Esa es una experiencia que uno no le desea a nadie,
porque jamás se podrá reponer ni un minuto de vida perdida en el infierno. Pero
creo que esa experiencia en el fondo fue buena para él porque nutrió y
enriqueció mucho más su sensibilidad exquisita.
‘Hasta no verte Jesús mío’, ha
tenido decenas de ediciones y traducciones a otros idiomas. ¿Es un retrato y
una denuncia del México marginal?
Sí, algunos temas me caen, y yo digo: “¡Ay!, ¿el
cielo qué me mandó?”. Jesusita Palancares, la protagonista, estuvo en la
Revolución y es una de las mujeres más valientes que he conocido. Era
chiquitica, con una fuerza enorme, como una llamarada de fuego vivo. Le pedí
entrevista y me dijo una grosería tan enorme que no puedo repetirla aquí. Fui a
verla muy lejos y me puso toda clase de pruebas hasta que al fin accedió a
platicar conmigo. De allí surge esta historia.

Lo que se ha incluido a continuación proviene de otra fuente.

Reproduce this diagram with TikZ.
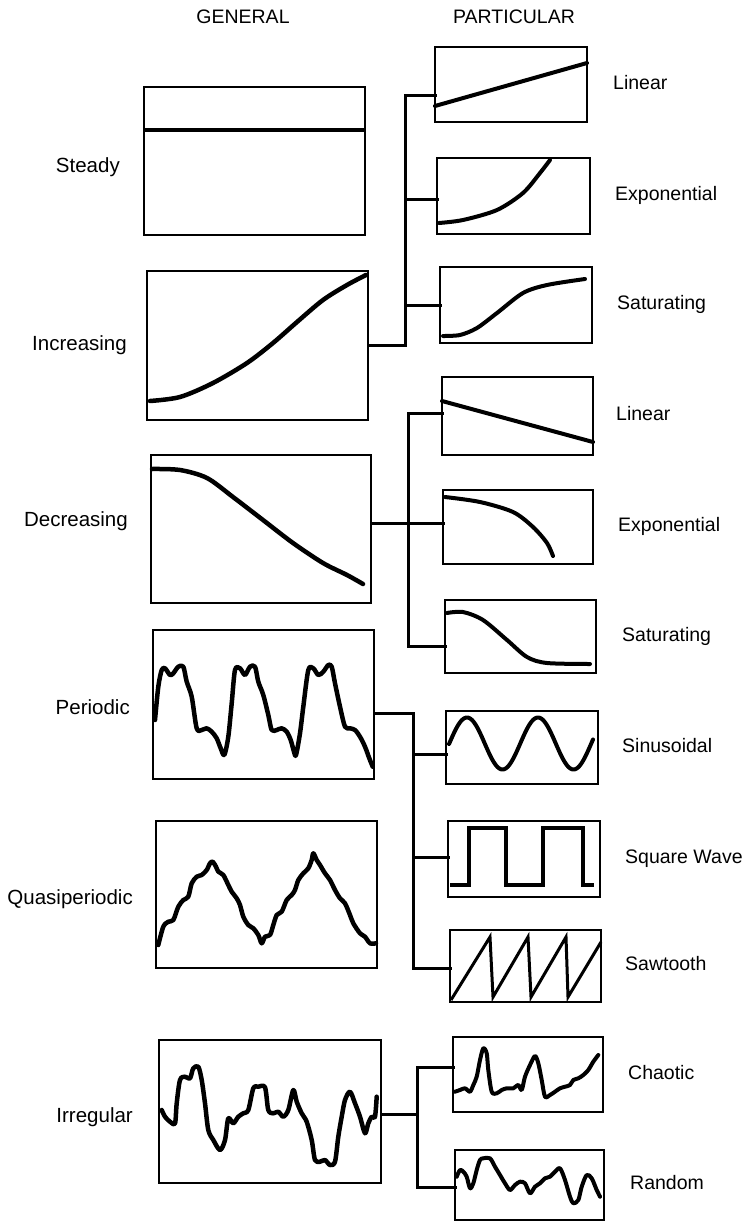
\documentclass[tikz,border=0pt]{standalone}
\usepackage{fontspec}
\setmainfont{Liberation Sans}
\usetikzlibrary{calc}
\tikzset{
  gbox/.style={draw, line width=2pt, inner sep=0pt, outer sep=0pt, anchor=north west},
  conn/.style={line width=3pt, line cap=rect},
  wave/.style={line width=4.5pt, line join=round, line cap=round},
  pwave/.style={line width=4pt, line join=round, line cap=round},
  llbl/.style={font=\fontsize{20.5}{24}\selectfont, inner sep=0pt, anchor=mid east},
  rlbl/.style={font=\fontsize{19.5}{24}\selectfont, inner sep=0pt, anchor=mid west},
  hlbl/.style={font=\fontsize{19.5}{24}\selectfont, inner sep=0pt, anchor=mid},
}
\begin{document}
\begin{tikzpicture}[x=1pt, y=-1pt]
\useasboundingbox (0,0) rectangle (747,1225);
% headers
\node[hlbl] (hg) at (243,21) {GENERAL};
\node[hlbl] (hp) at (514,21) {PARTICULAR};
% general boxes
\node[gbox, minimum width=221pt, minimum height=148pt] (g1) at (144,87) {};
\node[gbox, minimum width=221pt, minimum height=149pt] (g2) at (147,271) {};
\node[gbox, minimum width=220pt, minimum height=148pt] (g3) at (151,455) {};
\node[gbox, minimum width=221pt, minimum height=149pt] (g4) at (153,630) {};
\node[gbox, minimum width=221pt, minimum height=147pt] (g5) at (156,821) {};
\node[gbox, minimum width=222pt, minimum height=143pt] (g6) at (159,1040) {};
% particular boxes
\node[gbox, minimum width=152pt, minimum height=75pt] (p1) at (435,47) {};
\node[gbox, minimum width=153pt, minimum height=76pt] (p2) at (437,158) {};
\node[gbox, minimum width=152pt, minimum height=76pt] (p3) at (440,267) {};
\node[gbox, minimum width=151pt, minimum height=78pt] (p4) at (442,377) {};
\node[gbox, minimum width=150pt, minimum height=74pt] (p5) at (443,490) {};
\node[gbox, minimum width=151pt, minimum height=73pt] (p6) at (445,600) {};
\node[gbox, minimum width=152pt, minimum height=73pt] (p7) at (446,711) {};
\node[gbox, minimum width=152pt, minimum height=76pt] (p8) at (448,821) {};
\node[gbox, minimum width=151pt, minimum height=72pt] (p9) at (450,930) {};
\node[gbox, minimum width=150pt, minimum height=75pt] (p10) at (453,1037) {};
\node[gbox, minimum width=149pt, minimum height=70pt] (p11) at (455,1150) {};
% labels (general)
\node[llbl] (lg1) at (120,170) {Steady};
\node[llbl] (lg2) at (127,348) {Increasing};
\node[llbl] (lg3) at (128,524) {Decreasing};
\node[llbl] (lg4) at (130,712) {Periodic};
\node[llbl] (lg5) at (133,902) {Quasiperiodic};
\node[llbl] (lg6) at (133,1120) {Irregular};
% labels (particular)
\node[rlbl] (lp1) at ($(p1.east)+(26,2)$) {Linear};
\node[rlbl] (lp2) at ($(p2.east)+(25,2)$) {Exponential};
\node[rlbl] (lp3) at ($(p3.east)+(25,2)$) {Saturating};
\node[rlbl] (lp4) at ($(p4.east)+(23,2)$) {Linear};
\node[rlbl] (lp5) at ($(p5.east)+(25,2)$) {Exponential};
\node[rlbl] (lp6) at ($(p6.east)+(26,2)$) {Saturating};
\node[rlbl] (lp7) at ($(p7.east)+(24,2)$) {Sinusoidal};
\node[rlbl] (lp8) at ($(p8.east)+(25,2)$) {Square Wave};
\node[rlbl] (lp9) at ($(p9.east)+(24,2)$) {Sawtooth};
\node[rlbl] (lp10) at ($(p10.east)+(25,2)$) {Chaotic};
\node[rlbl] (lp11) at ($(p11.east)+(26,2)$) {Random};
% connectors
\coordinate (j1) at (405,0);
\coordinate (j2) at (408,0);
\coordinate (j3) at (413,0);
\coordinate (j4) at (417,0);
\coordinate (b1) at ($(p1.north west)!0.65!(p1.south west)$);
\coordinate (b2) at ($(p2.north west)!0.54!(p2.south west)$);
\coordinate (b3) at ($(p3.north west)!0.51!(p3.south west)$);
\coordinate (b4) at ($(p4.north west)!0.47!(p4.south west)$);
\coordinate (b6) at ($(p6.north west)!0.64!(p6.south west)$);
\coordinate (b7) at ($(p7.north west)!0.60!(p7.south west)$);
\coordinate (b8) at ($(p8.north west)!0.48!(p8.south west)$);
\coordinate (b9) at ($(p9.north west)!0.53!(p9.south west)$);
\coordinate (b10) at ($(p10.north west)!0.40!(p10.south west)$);
\coordinate (b11) at ($(p11.north west)!0.54!(p11.south west)$);
\coordinate (a3) at ($(g3.north east)!0.46!(g3.south east)$);
\coordinate (a4) at ($(g4.north east)!0.56!(g4.south east)$);
\coordinate (a6) at ($(g6.north east)!0.52!(g6.south east)$);
\draw[conn] (g2.east) -- (j1 |- g2.east) -- (j1 |- b1) -- (b1);
\draw[conn] (j1 |- b2) -- (b2);
\draw[conn] (j1 |- b3) -- (b3);
\draw[conn] (a3) -- (a3 -| p5.west);
\draw[conn] (b4) -- (j2 |- b4) -- (j2 |- b6) -- (b6);
\draw[conn] (a4) -- (j3 |- a4) -- (j3 |- b9) -- (b9);
\draw[conn] (j3 |- b7) -- (b7);
\draw[conn] (j3 |- b8) -- (b8);
\draw[conn] (a6) -- (j4 |- a6);
\draw[conn] (b10) -- (j4 |- b10) -- (j4 |- b11) -- (b11);
% steady
\draw[line width=4pt] (g1.west |- 0,130) -- (g1.east |- 0,130);
% increasing
\draw[wave] plot[smooth] coordinates {(150,401) (180,397) (213,383) (247,363) (273,343) (297,322) (323,300) (347,285) (366,275)};
% decreasing
\draw[wave] plot[smooth] coordinates {(152,469) (180,470) (207,478) (233,497) (263,520) (293,543) (323,563) (347,575) (363,584)};
% periodic
\draw[wave] plot[smooth, tension=0.5] coordinates {(155,720) (158.3,686.7) (161.7,670) (165,668.3) (170,675) (173.3,673.3) (178.3,666.7) (183.3,666.7) (186.7,681.7) (191.7,696.7) (196.7,728.3) (201.7,730) (206.7,728.3) (211.7,731.7) (216.7,738.3) (220.7,748.3) (224.3,755) (228.3,736.7) (231.7,703.3) (235,670) (240,668.3) (245,675) (250,666.7) (255,666.7) (258.3,681.7) (263.3,695) (268.3,715) (271.7,730) (276.7,730) (281.7,728.3) (286.7,731.7) (290.7,740) (294,751.7) (296,755) (300,733.3) (303.3,706.7) (308.3,670) (313.3,668.3) (318.3,675) (323.3,671.7) (328.3,665) (331.7,666.7) (335,683.3) (340,706.7) (345,726.7) (350,728.3) (355,730) (360,736.7) (365,746.7) (369.3,758.3) (372.7,766.7)};
% quasiperiodic
\draw[wave] plot[smooth, tension=0.5] coordinates {(158.3,945) (163.3,926.7) (168.3,921.7) (173.3,920) (178.3,906.7) (183.3,900) (188.3,896.7) (191.7,883.3) (196.7,876.7) (201.7,875) (206.7,870) (210,863.3) (212.7,861.7) (216,866.7) (218.3,871.7) (223.3,875) (228.3,885) (231.7,891.7) (236.7,898.3) (240,905) (243.3,916.7) (248.3,925) (253.3,928.3) (258.3,935) (261.7,943.3) (265,936.7) (270,935) (273.3,925) (276.7,915) (281.7,911.7) (286.7,900) (291.7,895) (295,890) (298.3,880) (303.3,873.3) (308.3,868.3) (311.7,860) (313.3,853.3) (316.7,860) (320,865) (325,873.3) (330,880) (335,890) (340,898.3) (345,903.3) (350,915) (353.3,923.3) (360,933.3) (365,936.7) (370,943.3) (376,943.3)};
% irregular
\draw[wave] plot[smooth, tension=0.5] coordinates {(161.7,1110) (165,1116.7) (170,1121.7) (175,1123.3) (176.7,1103.3) (180,1080) (185,1076.7) (190,1078.3) (193.3,1068.3) (198.3,1066.7) (201.7,1080) (205,1103.3) (208.3,1130) (213.3,1140) (220,1150) (225,1140) (228.3,1118.3) (233.3,1123.3) (238.3,1116.7) (243.3,1113.3) (248.3,1110) (253.3,1088.3) (258.3,1086.7) (265,1087.3) (268.3,1110) (273.3,1113.3) (278.3,1111.7) (283.3,1116.7) (288.3,1110) (293.3,1090) (296.7,1101.7) (301.7,1113.3) (306.7,1121.7) (311.7,1140) (315,1160) (320,1161.7) (325,1160) (330,1165) (335,1161.7) (338.3,1136.7) (341.7,1116.7) (345,1100) (350,1091.7) (355,1103.3) (360,1116.7) (365,1133.3) (368.3,1123.3) (371.7,1116.7) (375,1116.7) (376.7,1096.7)};
% p1 linear
\draw[pwave] (p1.west |- 0,106) -- (p1.east |- 0,63);
% p2 exponential
\draw[pwave] plot[smooth] coordinates {(439,223) (463,220) (497,210) (523,193) (540,173) (550,160)};
% p3 saturating
\draw[pwave] plot[smooth] coordinates {(443,336) (460,335) (477,328) (497,313) (523,293) (547,285) (585,279)};
% p4 linear
\draw[pwave] (p4.west |- 0,401) -- (p4.east |- 0,442);
% p5 exponential decreasing
\draw[pwave] plot[smooth] coordinates {(445,497) (480,502) (513,512) (533,527) (547,543) (553,556)};
% p6 saturating decreasing
\draw[pwave] plot[smooth] coordinates {(447,613) (463,612) (483,620) (507,640) (527,657) (547,663) (590,664)};
% p7 sinusoid
\draw[pwave] plot[domain=449:593, samples=120] (\x, {743.5-26*cos(5.0704*(\x-467))});
% p8 square wave
\draw[pwave, line cap=butt, line join=miter] (450,885) -- (469,885) -- (469,828) -- (506,828) -- (506,885) -- (543,885) -- (543,828) -- (583,828) -- (583,885) -- (594,885);
% p9 sawtooth
\draw[line width=3pt, line join=miter] (451,1000) -- (490,937) -- (493,997) -- (528,937) -- (531,997) -- (566,937) -- (568,997) -- (601,942);
% p10 chaotic
\draw[pwave] plot[smooth, tension=0.5] coordinates {(455,1091.7) (460,1090) (465,1088.3) (470,1091.7) (473.3,1085) (476.7,1076.7) (480,1060) (483.3,1048.3) (486.7,1053.3) (488.3,1070) (491.7,1091.7) (496.7,1093.3) (501.7,1090) (506.7,1088.3) (513.3,1088.3) (518.3,1085) (521.7,1090) (525,1076.7) (530,1065) (535,1056) (538.3,1063.3) (541.7,1080) (545,1096.7) (550,1095) (555,1091.7) (560,1088.3) (565,1086.7) (570,1085) (573.3,1080) (578.3,1078.3) (583.3,1075) (588.3,1070) (593.3,1061.7) (598.3,1055)};
% p11 random
\draw[pwave] plot[smooth, tension=0.5] coordinates {(456.7,1176.7) (460,1170) (463.3,1171.7) (466.7,1176.7) (470,1188.3) (473.3,1183.3) (476.7,1170) (480,1160) (483.3,1158.3) (490,1158.3) (495,1166.7) (500,1175) (505,1183.3) (510,1190) (515,1185) (520,1181.7) (525,1183.3) (530,1193.3) (535,1186.7) (540,1183.3) (545,1178.3) (550,1176.7) (555,1171.7) (560,1168.3) (565,1180) (570,1196.7) (573.3,1203.3) (578.3,1200) (581.7,1186.7) (586.7,1175) (591.7,1178.3) (596.7,1190) (600,1196.7)};
\end{tikzpicture}
\end{document}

¿Cómo escribió ‘La noche de
Tlatelolco’, sobre la matanza de estudiantes en la Plaza de las Tres Culturas,
en 1968?
Fui a las 6:00 de la mañana del otro día y me
impresionó mucho ver decenas de zapatos de mujeres y de niños tirados por todas
partes. Las puertas de los elevadores tenían perforaciones de ametralladoras y
todavía estaban allí los tanques de guerra. Había un clima de opresión y de
horror. Me impactó tanto, que quise reunir voces diversas que resultaron
indignadas, solidarias, quejumbrosas, airadas o indiferentes, en un testimonio
colectivo y fidedigno de los hechos. Las más valientes eran las madres de las
víctimas, que contaban sin miedo todo el horror, y decían: “Si ya perdimos
nuestros hijos, ¿qué más nos pueden quitar?”.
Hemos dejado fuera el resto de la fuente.